-- start of Data listing --

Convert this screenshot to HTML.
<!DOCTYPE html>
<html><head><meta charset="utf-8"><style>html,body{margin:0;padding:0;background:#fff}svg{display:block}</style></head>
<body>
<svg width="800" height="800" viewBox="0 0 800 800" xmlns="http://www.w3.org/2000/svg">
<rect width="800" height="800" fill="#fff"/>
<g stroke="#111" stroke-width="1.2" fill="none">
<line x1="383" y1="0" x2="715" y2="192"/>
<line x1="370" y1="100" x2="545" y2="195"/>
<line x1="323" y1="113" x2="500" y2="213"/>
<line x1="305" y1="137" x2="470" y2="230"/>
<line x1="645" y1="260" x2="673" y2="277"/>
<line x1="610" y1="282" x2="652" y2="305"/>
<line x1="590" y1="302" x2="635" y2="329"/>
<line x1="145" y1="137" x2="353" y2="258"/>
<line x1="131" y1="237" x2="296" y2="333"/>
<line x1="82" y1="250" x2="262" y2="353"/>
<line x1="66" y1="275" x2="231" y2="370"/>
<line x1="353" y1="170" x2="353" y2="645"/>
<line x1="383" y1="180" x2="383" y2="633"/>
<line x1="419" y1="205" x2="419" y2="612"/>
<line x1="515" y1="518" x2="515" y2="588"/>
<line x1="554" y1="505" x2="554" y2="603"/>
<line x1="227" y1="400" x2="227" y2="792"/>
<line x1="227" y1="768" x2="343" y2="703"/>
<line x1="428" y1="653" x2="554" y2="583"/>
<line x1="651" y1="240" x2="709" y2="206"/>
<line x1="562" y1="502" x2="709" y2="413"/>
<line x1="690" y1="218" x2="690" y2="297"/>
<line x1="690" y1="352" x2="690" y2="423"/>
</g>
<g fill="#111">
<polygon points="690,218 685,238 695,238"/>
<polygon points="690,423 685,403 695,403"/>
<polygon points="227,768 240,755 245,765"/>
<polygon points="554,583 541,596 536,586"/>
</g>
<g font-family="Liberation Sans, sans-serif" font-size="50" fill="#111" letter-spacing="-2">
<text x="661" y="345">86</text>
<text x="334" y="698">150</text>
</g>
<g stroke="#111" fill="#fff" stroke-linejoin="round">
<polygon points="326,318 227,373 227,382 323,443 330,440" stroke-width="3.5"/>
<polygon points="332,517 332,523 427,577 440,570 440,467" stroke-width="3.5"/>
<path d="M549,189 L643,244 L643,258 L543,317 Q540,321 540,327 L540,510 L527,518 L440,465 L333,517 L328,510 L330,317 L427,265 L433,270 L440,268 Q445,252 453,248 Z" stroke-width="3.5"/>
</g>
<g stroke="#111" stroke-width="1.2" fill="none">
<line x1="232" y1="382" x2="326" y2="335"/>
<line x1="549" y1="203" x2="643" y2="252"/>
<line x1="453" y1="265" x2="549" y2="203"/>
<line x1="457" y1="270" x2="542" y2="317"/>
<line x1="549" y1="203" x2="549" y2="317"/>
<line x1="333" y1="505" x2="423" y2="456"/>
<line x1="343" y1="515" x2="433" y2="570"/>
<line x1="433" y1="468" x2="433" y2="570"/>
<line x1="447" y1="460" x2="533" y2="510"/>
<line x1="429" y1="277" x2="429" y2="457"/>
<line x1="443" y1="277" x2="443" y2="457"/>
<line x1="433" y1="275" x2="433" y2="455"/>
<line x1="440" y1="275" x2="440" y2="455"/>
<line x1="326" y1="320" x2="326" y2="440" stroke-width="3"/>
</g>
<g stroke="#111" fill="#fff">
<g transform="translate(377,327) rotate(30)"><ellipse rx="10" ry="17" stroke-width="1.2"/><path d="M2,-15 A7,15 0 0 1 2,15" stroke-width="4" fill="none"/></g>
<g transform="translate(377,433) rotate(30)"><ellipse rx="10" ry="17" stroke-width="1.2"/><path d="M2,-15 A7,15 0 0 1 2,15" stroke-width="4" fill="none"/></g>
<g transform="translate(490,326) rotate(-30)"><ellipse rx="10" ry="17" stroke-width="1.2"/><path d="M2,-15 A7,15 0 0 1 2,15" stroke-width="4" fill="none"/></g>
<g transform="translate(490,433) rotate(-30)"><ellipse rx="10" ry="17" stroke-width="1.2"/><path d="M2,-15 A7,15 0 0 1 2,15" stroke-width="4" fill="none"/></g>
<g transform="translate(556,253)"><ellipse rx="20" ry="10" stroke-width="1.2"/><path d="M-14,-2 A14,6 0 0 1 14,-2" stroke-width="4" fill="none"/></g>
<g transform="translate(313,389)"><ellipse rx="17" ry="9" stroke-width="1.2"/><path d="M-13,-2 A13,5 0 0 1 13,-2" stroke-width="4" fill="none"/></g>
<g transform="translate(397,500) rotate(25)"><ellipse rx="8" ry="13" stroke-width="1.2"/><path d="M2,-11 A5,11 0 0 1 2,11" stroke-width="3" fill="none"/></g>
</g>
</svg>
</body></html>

-- end of Data listing --
-- start of Data listing --

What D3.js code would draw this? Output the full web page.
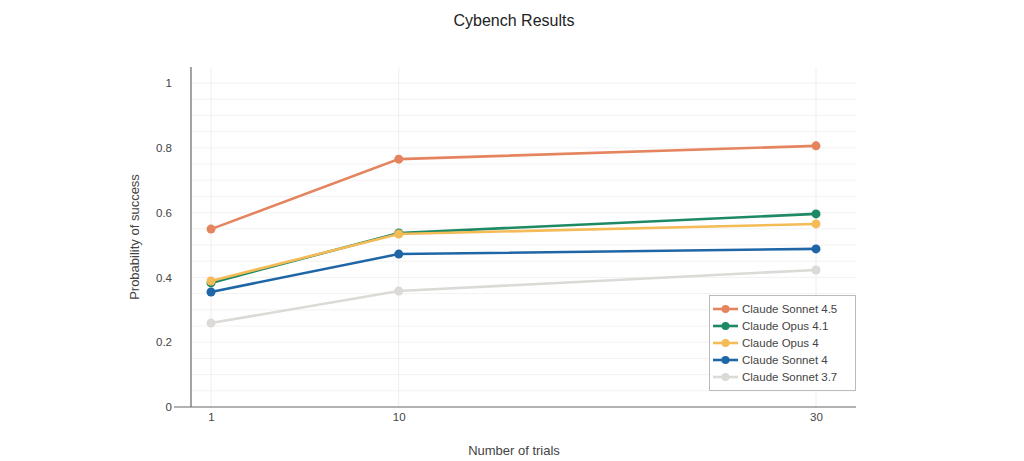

-- end of Data listing --
-- start of Data listing --

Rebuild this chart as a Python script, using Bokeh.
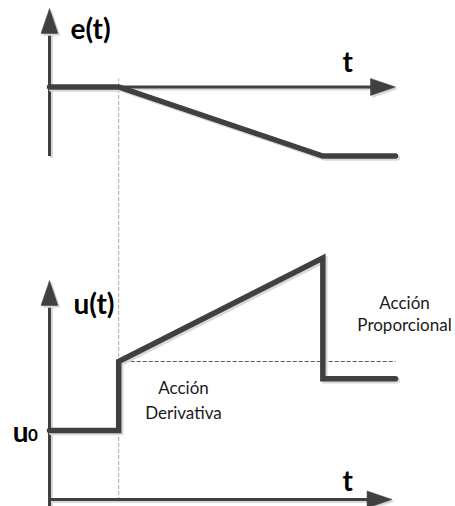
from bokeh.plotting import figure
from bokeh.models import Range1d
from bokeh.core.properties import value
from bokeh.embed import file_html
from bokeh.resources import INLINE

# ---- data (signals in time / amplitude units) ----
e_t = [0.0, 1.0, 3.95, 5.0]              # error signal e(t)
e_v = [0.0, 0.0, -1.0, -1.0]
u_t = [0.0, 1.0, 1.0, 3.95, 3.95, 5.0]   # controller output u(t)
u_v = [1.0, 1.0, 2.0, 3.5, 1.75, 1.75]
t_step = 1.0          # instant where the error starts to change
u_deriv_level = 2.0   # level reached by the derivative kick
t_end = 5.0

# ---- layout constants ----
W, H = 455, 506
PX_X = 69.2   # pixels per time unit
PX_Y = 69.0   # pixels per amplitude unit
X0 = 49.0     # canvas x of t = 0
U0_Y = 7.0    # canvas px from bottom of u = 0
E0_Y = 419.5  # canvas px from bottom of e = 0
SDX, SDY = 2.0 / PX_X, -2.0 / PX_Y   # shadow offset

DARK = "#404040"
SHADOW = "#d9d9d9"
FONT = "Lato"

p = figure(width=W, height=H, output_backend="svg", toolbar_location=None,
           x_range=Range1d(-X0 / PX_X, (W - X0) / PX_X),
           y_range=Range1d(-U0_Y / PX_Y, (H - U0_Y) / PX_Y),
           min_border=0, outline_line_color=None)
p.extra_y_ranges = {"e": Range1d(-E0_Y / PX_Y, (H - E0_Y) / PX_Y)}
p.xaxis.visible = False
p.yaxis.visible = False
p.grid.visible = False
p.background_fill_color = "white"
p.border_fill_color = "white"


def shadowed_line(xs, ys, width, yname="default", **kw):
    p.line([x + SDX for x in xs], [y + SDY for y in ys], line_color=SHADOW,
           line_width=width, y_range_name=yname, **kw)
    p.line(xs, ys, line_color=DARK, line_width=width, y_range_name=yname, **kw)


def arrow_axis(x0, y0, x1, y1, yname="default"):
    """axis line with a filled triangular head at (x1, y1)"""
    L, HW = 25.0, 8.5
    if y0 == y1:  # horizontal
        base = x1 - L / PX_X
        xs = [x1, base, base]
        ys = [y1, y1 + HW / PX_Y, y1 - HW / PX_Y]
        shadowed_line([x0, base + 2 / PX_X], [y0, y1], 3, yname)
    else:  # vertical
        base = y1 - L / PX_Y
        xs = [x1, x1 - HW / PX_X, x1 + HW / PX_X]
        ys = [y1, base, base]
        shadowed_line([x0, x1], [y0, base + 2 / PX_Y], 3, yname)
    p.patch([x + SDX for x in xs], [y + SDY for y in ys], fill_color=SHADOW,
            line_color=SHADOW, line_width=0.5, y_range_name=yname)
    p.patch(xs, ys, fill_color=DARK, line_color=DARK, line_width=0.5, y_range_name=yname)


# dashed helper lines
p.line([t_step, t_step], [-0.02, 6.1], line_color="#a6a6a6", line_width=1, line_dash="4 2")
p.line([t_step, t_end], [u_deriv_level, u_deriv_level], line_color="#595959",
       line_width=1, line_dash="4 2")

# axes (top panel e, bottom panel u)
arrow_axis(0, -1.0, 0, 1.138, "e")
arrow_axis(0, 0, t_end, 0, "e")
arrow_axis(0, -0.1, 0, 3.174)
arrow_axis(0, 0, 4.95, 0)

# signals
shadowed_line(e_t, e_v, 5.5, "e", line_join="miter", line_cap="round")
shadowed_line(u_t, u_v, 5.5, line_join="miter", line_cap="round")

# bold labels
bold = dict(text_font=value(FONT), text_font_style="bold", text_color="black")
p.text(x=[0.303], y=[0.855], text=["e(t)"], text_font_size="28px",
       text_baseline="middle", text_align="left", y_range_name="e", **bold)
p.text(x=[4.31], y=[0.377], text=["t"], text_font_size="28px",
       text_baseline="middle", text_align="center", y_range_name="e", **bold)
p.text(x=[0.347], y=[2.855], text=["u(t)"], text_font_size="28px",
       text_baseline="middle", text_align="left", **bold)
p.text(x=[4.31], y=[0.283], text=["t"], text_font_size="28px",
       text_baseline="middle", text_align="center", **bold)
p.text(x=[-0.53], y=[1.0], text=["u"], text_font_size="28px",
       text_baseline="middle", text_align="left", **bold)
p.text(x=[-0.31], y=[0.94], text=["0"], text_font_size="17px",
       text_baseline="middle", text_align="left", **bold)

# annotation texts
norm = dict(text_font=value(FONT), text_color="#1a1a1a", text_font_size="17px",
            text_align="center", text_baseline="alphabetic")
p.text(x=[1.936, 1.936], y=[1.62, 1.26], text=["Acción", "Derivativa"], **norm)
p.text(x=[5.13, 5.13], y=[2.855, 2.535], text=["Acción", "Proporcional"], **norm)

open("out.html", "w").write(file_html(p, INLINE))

-- end of Data listing --

Where a line in the material contains "this", copy that line.

Convert this screenshot to HTML.
What D3.js code would draw this? Output the full web page.
Rebuild this chart as a Python script, using Bokeh.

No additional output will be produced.